The Ionians were miffed at Dionysius’ orders on discipline and hard drill, and that they had to obey an admiral coming from the small and half-desolated Phocaea which managed to man only three warships for the war. Most of the Phocaeans had already chosen migration to the old Phocaean colonies in the West thereby the city’s population was greatly reduced. On the other hand, the Ionians had elected Dionysius as their admiral especially because of his skillfulness on naval warfare, but as shown by their attitude, they were expecting him to achieve miracles without their own substantial efforts. Eventually the great battle of Lade (494 BC) was lost for the Greeks because of the indiscipline and the inexperience of most of them. Dionysius, disgusted by the behavior of his fellow-countrymen, manipulated a personal “crusade” against the enemies of the Greeks, especially against the Phoenicians. After all, the main opponents of the Phocaeans at sea were the Phoenicians of the eastern and western Mediterranean (Syro-Phoenicians and Liby-Phoenicians & Blasto- Phoenicians respectively). However the Phocaeans, the most skilful Ionian mariners of their time, did not hesitate to attack other Greek competitors and conduct piracy against them. After all, this was a general practice of the Greek, Phoenician and Etruscan mariners against ships of competing maritime cities of their own nation.
Map of ancient Sicily. The Aeolian or Liparean Islands, probably Dionysius’ haven, are noted on top right.
After Lade, Dionysius fled with the three Phocaean warships to Cyprus where he engaged in intensive piracy on Phoenician ships coming from the nearby Near Eastern coast. Tyre and Sidon – the main naval powers of Phoenicia – sent warships against the Phocaean fugitives. The latter managed to beat off them, but Dionysius understood that if he and his men decided to remain in Cyprus, they would sooner or later be arrested by the Persians or the Phoenicians.

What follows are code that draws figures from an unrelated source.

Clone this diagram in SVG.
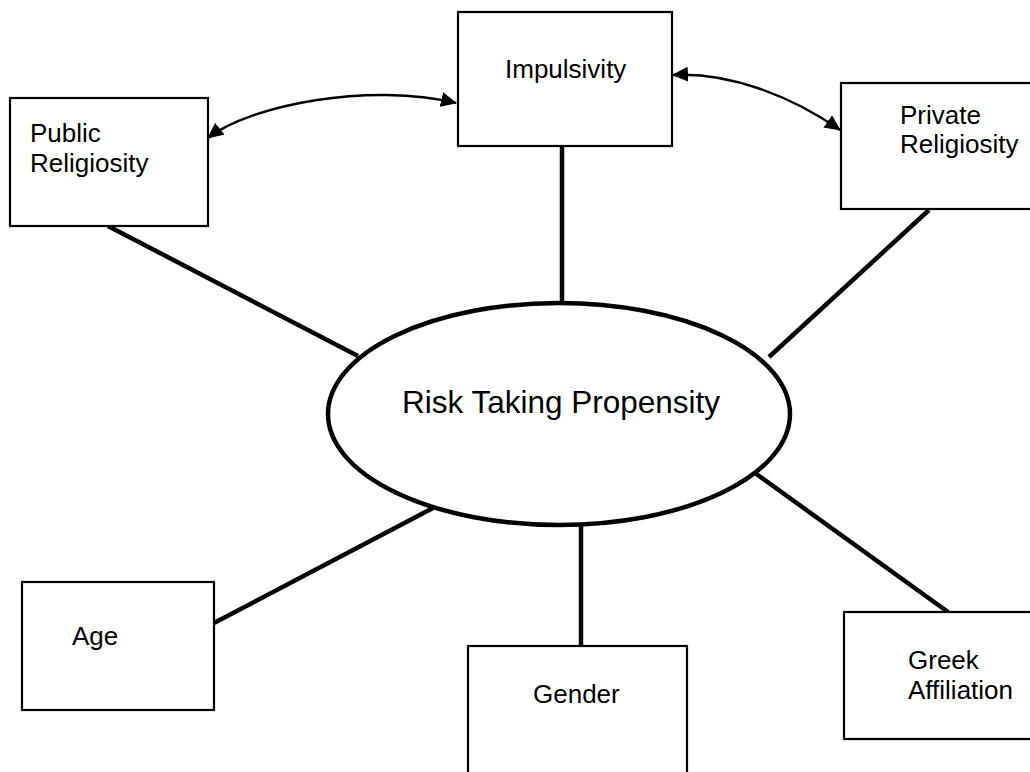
<svg xmlns="http://www.w3.org/2000/svg" width="1030" height="772" viewBox="0 0 1030 772">
<defs>
<style>
.box{fill:#fff;stroke:#000;stroke-width:2.2}
.lbl{font-family:"Liberation Sans",Arial,sans-serif;font-size:26px;fill:#000}
.main{font-family:"Liberation Sans",Arial,sans-serif;font-size:31.5px;fill:#000}
.link{stroke:#000;stroke-width:4.5;fill:none}
.curve{stroke:#000;stroke-width:2.4;fill:none;marker-start:url(#arr);marker-end:url(#arr)}
</style>
<marker id="arr" viewBox="0 0 16 15" refX="15" refY="7.5" markerWidth="16" markerHeight="15" markerUnits="userSpaceOnUse" orient="auto-start-reverse">
<path d="M0,0 L16,7.5 L0,15 z" fill="#000"/>
</marker>
</defs>
<rect width="1030" height="772" fill="#fff"/>
<g id="connectors">
<line class="link" x1="108" y1="226" x2="358" y2="356"/>
<line class="link" x1="562" y1="146" x2="562" y2="302"/>
<line class="link" x1="929" y1="210" x2="769" y2="357"/>
<line class="link" x1="214" y1="623" x2="433" y2="508"/>
<line class="link" x1="581" y1="524" x2="581" y2="646"/>
<line class="link" x1="755" y1="473" x2="948" y2="612"/>
<path class="curve" d="M208,138 C250,105 370,82 456,103"/>
<path class="curve" d="M673,75 C728,72 790,95 840,130"/>
</g>
<g id="public-religiosity">
<rect class="box" x="10" y="98" width="198" height="128"/>
<text class="lbl" x="30" y="142">Public</text>
<text class="lbl" x="30" y="172">Religiosity</text>
</g>
<g id="impulsivity">
<rect class="box" x="458" y="12" width="214" height="134"/>
<text class="lbl" x="505" y="78">Impulsivity</text>
</g>
<g id="private-religiosity">
<rect class="box" x="841" y="83" width="195" height="126"/>
<text class="lbl" x="900" y="124">Private</text>
<text class="lbl" x="900" y="153">Religiosity</text>
</g>
<g id="risk-taking-propensity">
<ellipse cx="559" cy="414" rx="231" ry="111" fill="#fff" stroke="#000" stroke-width="4.5"/>
<text class="main" x="561" y="413" text-anchor="middle">Risk Taking Propensity</text>
</g>
<g id="age">
<rect class="box" x="22" y="582" width="192" height="128"/>
<text class="lbl" x="72" y="645">Age</text>
</g>
<g id="gender">
<rect class="box" x="468" y="646" width="219" height="140"/>
<text class="lbl" x="533" y="703">Gender</text>
</g>
<g id="greek-affiliation">
<rect class="box" x="844" y="612" width="195" height="127"/>
<text class="lbl" x="908" y="669">Greek</text>
<text class="lbl" x="908" y="699">Affiliation</text>
</g>
</svg>
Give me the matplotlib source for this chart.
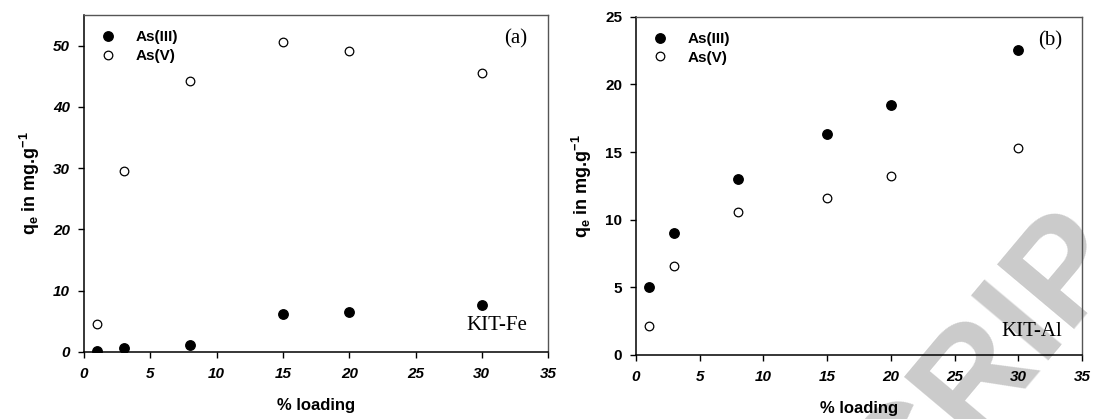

The admiral decided to sail to Sicily, where he set up his new base of operations. From there he was conducting piracy against the Western Phoenicians (especially the Carthaginians) and the Etruscans. In fact this was the continuation of Dionysius’ personal war against the enemies of the Greeks, since his piracy was “selective”. As Herodotus informs us, his Phocaean ships were never attacking Greek vessels but only Phoenician and Etruscan ones. Herodotus stops here his narrative on Dionysius. Most probably the admiral died in Sicily far away from his home city.
It is unknown where Dionysius’ haven was. The Greek part of Sicily had only a few good natural ports and at that period all of them belonged to well organized city-states. It is very unlikely that any of them would provide asylum and haven to Dionysius, because they would fear that his corsair activities would harm their trade. In my opinion, the Lipari Isles (or Aeolian Isles) northwest of the Strait of Messina, whose Greek inhabitants were stubbornly fighting the Etruscans and Carthaginians who were trying to evict them, are the most likely to have been Dionysius’ haven and base.